Framing

Love & Videography

Shaun Parker
4 min readNov 12, 2016

The Admiral Kidd Catering and Conference Center stands right on San Diego Bay, overlooking the downtown skyline. Huge airplanes scream into San Diego International about every fifteen minutes, and helicopters chug to and from the Naval Base. A group of nearby seals bark after every aircraft, and then bark at each other for barking, and then bark just to spite me specifically. It makes recording audio a nightmare.

The sound issue is only outside, lucky, and we’re not there for very long anyways — just the ceremony, usually twenty minutes. Catholic weddings are long, but never outside. Outside weddings are always to the point.

Inside, the fluorescents stay on while multi-colored strobes cover a linoleum dance floor built into this red-and-gold movie-theater carpeting. Maybe a dozen people are dancing. Everyone else is sitting at their table, or in line at the bar. The groom snuck me and the lead photographer two drink tickets each, which was very nice of him. We both got a beer, some draft IPA thing. It’s good, not too hoppy. We drink them and people watch.

The DJ comes over the mic, and announces a couples dance. “It’s a couples dance,” he says over the PA. “If you’re in a couple, grab your partner, and head to the dance floor.” Without saying anything, the photographer and I down our beers, and grab our cameras.

The DJ puts on a slow song, something recognizable. The dance floor fills up with couples, young and old and drunk. They all hold each other close, hands on hips and forearms on shoulders.

I stay on the rim of the linoleum floor at first, but eventually motion to the photographer that I’m going to walk in the middle. It’s a great shot for video; a sea of couples parting as we walk through towards the bride and groom. She nods. She knows what’s up.

By this point in the night, people have learned my role, and don’t acknowledge me. So, like a ghost, I walk through a drunk, slow-dancing goo of love completely unnoticed. People kiss, people giggle with foreheads touching, people put dance lessons to use. I heel-toe through the crowd, and try to focus on what I’m doing.
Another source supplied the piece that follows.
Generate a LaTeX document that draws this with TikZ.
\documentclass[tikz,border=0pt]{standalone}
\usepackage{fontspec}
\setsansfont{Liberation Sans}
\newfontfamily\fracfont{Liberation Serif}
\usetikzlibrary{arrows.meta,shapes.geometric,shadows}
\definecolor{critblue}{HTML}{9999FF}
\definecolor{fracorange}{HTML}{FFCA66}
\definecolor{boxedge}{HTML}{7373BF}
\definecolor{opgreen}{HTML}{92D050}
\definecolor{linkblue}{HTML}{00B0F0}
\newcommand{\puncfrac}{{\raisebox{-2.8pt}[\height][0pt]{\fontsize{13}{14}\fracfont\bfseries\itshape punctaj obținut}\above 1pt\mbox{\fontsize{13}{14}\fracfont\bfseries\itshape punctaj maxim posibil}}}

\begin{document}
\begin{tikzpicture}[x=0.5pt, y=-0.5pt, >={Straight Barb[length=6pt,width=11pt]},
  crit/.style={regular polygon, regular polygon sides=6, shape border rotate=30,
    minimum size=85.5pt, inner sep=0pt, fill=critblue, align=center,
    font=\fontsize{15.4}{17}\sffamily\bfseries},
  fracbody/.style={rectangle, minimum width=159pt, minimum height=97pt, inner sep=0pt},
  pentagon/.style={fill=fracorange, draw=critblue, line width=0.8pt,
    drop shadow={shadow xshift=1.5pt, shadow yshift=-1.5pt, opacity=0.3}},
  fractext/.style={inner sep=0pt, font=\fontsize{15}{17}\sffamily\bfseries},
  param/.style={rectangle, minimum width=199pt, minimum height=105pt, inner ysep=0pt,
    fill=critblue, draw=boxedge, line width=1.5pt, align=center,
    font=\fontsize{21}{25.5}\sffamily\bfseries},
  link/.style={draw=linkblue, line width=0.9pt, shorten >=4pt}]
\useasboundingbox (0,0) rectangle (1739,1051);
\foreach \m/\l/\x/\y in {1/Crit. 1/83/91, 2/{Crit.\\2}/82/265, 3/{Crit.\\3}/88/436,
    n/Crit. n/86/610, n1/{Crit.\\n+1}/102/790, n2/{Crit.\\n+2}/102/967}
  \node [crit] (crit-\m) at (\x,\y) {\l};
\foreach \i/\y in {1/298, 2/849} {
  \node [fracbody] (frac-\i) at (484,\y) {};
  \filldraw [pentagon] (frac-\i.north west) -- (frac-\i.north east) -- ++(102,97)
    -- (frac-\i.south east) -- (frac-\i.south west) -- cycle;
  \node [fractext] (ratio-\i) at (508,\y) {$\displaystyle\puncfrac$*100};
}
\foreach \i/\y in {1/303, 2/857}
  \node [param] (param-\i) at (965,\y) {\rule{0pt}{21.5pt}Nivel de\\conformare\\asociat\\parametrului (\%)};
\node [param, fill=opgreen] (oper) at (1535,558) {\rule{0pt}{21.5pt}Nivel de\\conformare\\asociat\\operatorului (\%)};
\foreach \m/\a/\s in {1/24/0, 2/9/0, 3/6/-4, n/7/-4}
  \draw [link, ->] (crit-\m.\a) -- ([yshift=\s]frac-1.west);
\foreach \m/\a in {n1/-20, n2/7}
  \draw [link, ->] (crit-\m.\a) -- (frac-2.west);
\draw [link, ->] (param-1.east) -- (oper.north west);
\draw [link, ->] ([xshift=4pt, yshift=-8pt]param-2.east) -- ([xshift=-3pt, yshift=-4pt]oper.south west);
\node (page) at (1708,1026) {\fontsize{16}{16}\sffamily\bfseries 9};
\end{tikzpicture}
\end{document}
I spend most of my time editing. I sit on a computer in my boss’s basement and string together clips of people kissing over Ed Sheeran songs. Lens flares when the drums come in, pan out with the the strings. We have a very cinematic style, which I like. It makes everything very romantic.

Upstairs, my boss’s two little boys run around and throw legos at each other. His wife comes home upset about work, and they talk it out in the kitchen. Their big black lab walks down the stairs, and lays at my feet. Pan up, I sip coffee, cut to close-up, song breaks down, segment four clips to be two beats each instead of two clips for four. Lens flare? No, I just used one. I don’t like over using those.

I check my phone for the hundredth time in five minutes. I’ve been talking to some people on Tinder, but I’m eh about the whole thing. I open it and close it. I just need a break from Ed. I like him, but now he gives me anxiety. A Thousand Years by Christina Perry makes my ears bleed.

I’m realizing we didn’t get much of the couple on the dance floor together. How did we miss that? I don’t think he really got on the floor that much. I need to keep that in mind for next time, make them casually dance if they’re not already. Alright, well, here’s a wide of the dance floor filled up, cut to a crazy close up of the first dance, back to the wide with the bride somewhere in there. That actually looks pretty good.

I check Instagram. Nothing.

I’m on a Tinder date. Second one, actually. I haven’t been on a second date in months.

We’re at Balboa Park, this sort of corridor of museums. It’s night, and white Christmas lights hang between buildings, making a sort of roof. We sit at this large fountain at the end, and are just talking. I’m having a good time. She’s cool. That’s about it.

This college student walks up to us with a camera around her neck. “Hi,” she says. “I know this is weird, but I’m doing a project for my photography final. I’m doing pictures of couples, do you guys mind if I take your picture? Just keep doing what you’re doing, I just wanted to ask.”

We shrug, why not. She walks off. We keep talking.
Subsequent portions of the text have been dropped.